Director Luc Besson and cinematographer Thierry Arbogast, AFC create a kaleidoscopic 23rd-century adventure with The Fifth Element.

Within his plush Malibu beachhouse-turned-post-production facility, French filmmaker Luc Besson cradles a cup of steaming tea while coyly deflecting specific questions concerning the plot of his avant-garde stellar epic The Fifth Element. Although this futuristic film holds the coveted opening night slot at this month's 50th Cannes Film Festival, the director has shrouded it in the utmost secrecy. An animated yet weary-looking Besson offers sparse specifics about the film's mythical battle between virtue and villainy, which is set in the year 2259. Instead, the Gallic auteur presents a five-minute "making of" documentary which displays highlights of the production's 22-week shoot, which took place from January to June 1996 on nine soundstages at Pinewood Studios outside London, England.

While the film's narrative is resolutely obscured, this quick-cut cacophony of behind-the-scenes imagery is hypnotic: Leeloo (Milla Jovovich), an otherworldly nymph crowned with a day-glo orange coiffure and swathed only in strategically placed silk strips, takes out alien aggressors twice her size; gangs of troll-faced aliens (known as Mangalores) exchange blaster fire with intrepid cabbie Korben Dallas (Bruce Willis) in an ornate dining chamber; Zorg (Gary Oldman), a dapper arms dealer with a two-tone, post-punk hairdo, strolls from a spacecraft's green-glowing gantry with mayhem on his mind; and a compact flying taxicab careens through the skies of a swirling Manhattan cityscape as it flees multiple police vehicles.

Science-fiction is a genre long loved by Besson. As a teenager, he penned the original story for The Fifth Element as a novel, and freely admits that a comic-book aesthetic drives his cinematic sensibilities. Though Element is is in the same vein as Besson's first feature — the $375,000, silent, black-and-white post-apocalyptic tale Le Dernier Combat (The Last Battle, 1983) — his latest futuristic romp is a far more ambitious undertaking. The color-filled film's $75 million budget ranks it as the most expensive European production to date.

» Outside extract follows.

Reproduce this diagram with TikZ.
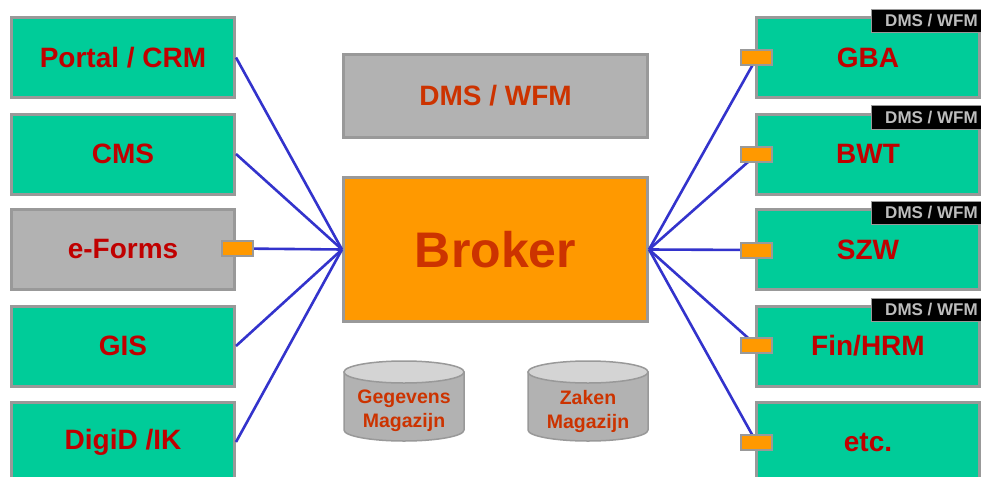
\documentclass[tikz,border=0pt]{standalone}
\usepackage{fontspec}
\setmainfont{Liberation Sans}
\definecolor{appgreen}{HTML}{00CC99}
\definecolor{framegray}{HTML}{999999}
\definecolor{panelgray}{HTML}{B2B2B2}
\definecolor{labelred}{HTML}{C00000}
\definecolor{brokertext}{HTML}{CC3300}
\definecolor{brokerorange}{HTML}{FF9900}
\definecolor{linkblue}{HTML}{3333CC}
\definecolor{tagtext}{HTML}{BDBDBD}
\definecolor{cyltop}{HTML}{D4D4D4}
\tikzset{
  appbox/.style={draw=framegray, line width=3pt, fill=appgreen,
    minimum width=223pt, minimum height=80pt, inner sep=0pt,
    text=labelred, font=\fontsize{28}{32}\selectfont\bfseries},
  graybox/.style={appbox, fill=panelgray},
  centerbox/.style={draw=framegray, line width=3pt, fill=#1, inner sep=0pt,
    minimum width=304pt, text=brokertext},
  port/.style={draw=framegray, line width=2pt, fill=brokerorange,
    minimum width=31pt, minimum height=15pt, inner sep=0pt},
  tag/.style={draw=framegray, line width=1pt, fill=black, anchor=north west,
    minimum width=118pt, minimum height=23pt, inner sep=0pt,
    text=tagtext, font=\fontsize{17}{19}\selectfont\bfseries},
  tagtxt/.style={text=tagtext, font=\fontsize{17}{19}\selectfont\bfseries},
  link/.style={draw=linkblue, line width=2.6pt},
  cyltext/.style={text=brokertext, align=center,
    font=\fontsize{19.5}{24}\selectfont\bfseries}
}
\begin{document}
\begin{tikzpicture}[x=1pt,y=-1pt]
\useasboundingbox (0,0) rectangle (981,476);
\fill[white] (0,0) rectangle (981,476);

% central blocks
\node[centerbox=panelgray, minimum height=83pt,
      font=\fontsize{28}{32}\selectfont\bfseries] (dms) at (495.5,96) {DMS / WFM};
\node[centerbox=brokerorange, minimum height=144pt,
      font=\fontsize{50}{56}\selectfont\bfseries] (broker) at (495.5,249.5) {Broker};

% applications on the left
\node[appbox]  (portal) at (123,57.5) {Portal / CRM};
\node[appbox]  (cms)    at (123,154)  {CMS};
\node[graybox] (eforms) at (123,249.5) {e-Forms};
\node[appbox]  (gis)    at (123,346)  {GIS};
\node[appbox]  (digid)  at (123,442)  {DigiD /IK};

% back-office systems on the right
\node[appbox] (gba) at (868,57.5)  {GBA};
\node[appbox] (bwt) at (868,154)   {BWT};
\node[appbox] (szw) at (868,249.5) {SZW};
\node[appbox] (fin) at (868,346)   {Fin/HRM};
\node[appbox] (etc) at (868,442)   {etc.};

% DMS / WFM tags on the right systems
\foreach \b in {gba,bwt,szw,fin}{
  \node[tag] (tag-\b) at ([yshift=7pt]\b.north -| 870.5,0) {};
  \node[tagtxt] at ([xshift=61pt]tag-\b.west) {DMS / WFM};
}

% connectors into the broker
\coordinate (pe) at (237.5,248.5);
\draw[link] (portal.east) -- (broker.west);
\draw[link] (cms.east) -- (broker.west);
\draw[link] (pe) -- (broker.west);
\draw[link] (gis.east) -- (broker.west);
\draw[link] (digid.east) -- (broker.west);

\coordinate (pg) at (756.5,58);
\coordinate (pb) at (756.5,154.5);
\coordinate (ps) at (756.5,250);
\coordinate (pf) at (756.5,345.5);
\coordinate (px) at (756.5,442.5);
\foreach \p in {pg,pb,ps,pf,px}
  \draw[link] (broker.east) -- (\p);

% adapter ports
\node[port] (port-e) at (pe) {};
\foreach \p in {pg,pb,ps,pf,px}
  \node[port] (port-\p) at (\p) {};

% data stores (y axis points down, so the lower rim runs through 90 degrees)
\foreach \cx/\nm/\txt in {404/geg/{Gegevens\\Magazijn}, 588/zak/{Zaken\\Magazijn}}{
  \draw[draw=framegray, line width=1.5pt, fill=panelgray]
    (\cx-60,372) -- (\cx-60,430) arc[start angle=180, end angle=0, x radius=60, y radius=11]
    -- (\cx+60,372) -- cycle;
  \draw[draw=framegray, line width=1.5pt, fill=cyltop]
    (\cx,372) ellipse [x radius=60, y radius=11];
  \node[cyltext] (\nm) at (\cx,411) {\txt};
}
\end{tikzpicture}
\end{document}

In keeping with the hands-on approach Besson established on Le Dernier Combat and has practiced on all of his successive films— Subway (1985), The Big Blue (1988), Atlantis (1990), La Femme Nikita (1991) and The Professional (1994) — the filmmaker operated the camera himself throughout the entire shoot. While such a working situation is rare for directors working within the Hollywood system, Besson prefers it because he can maintain better control of the onscreen action. "I create the frame and the movement within it," he explains. "Why lose time explaining everything to someone else? He's going to be slightly off, and then I'm going to freak out and say, 'No, this is not what we discussed. I want the camera here!' So it's better for everyone involved if I just do it myself.

"What gives me the most satisfaction is the relationship that I have with the actors," he submits. "If you're in the middle of the action, you can hear them talk or cry, and you can even grab an actor and place him in or out of the frame."

Besson shot Element in the Super 35 format, primarily with an Arriflex 535B most often fitted with Zeiss prime lenses. He also wielded Arri 2C and 3Cs for handheld work, multiple high-speed 435s for action scenes, and a miniature Eyemo camera for POV shots. His in-the-action filmic style makes heavy use of focal ranges between 25 and 50mm.

Besson had worked with the anamorphic format on his prior pictures, but switched for Element at the request of the special effects team at Digital Domain (see page 42), saving them the task of compressing and decompressing the film's images while taking advantage of the experience they had gained on such special effects-laden Super 35 pictures as True Lies and Apollo 13.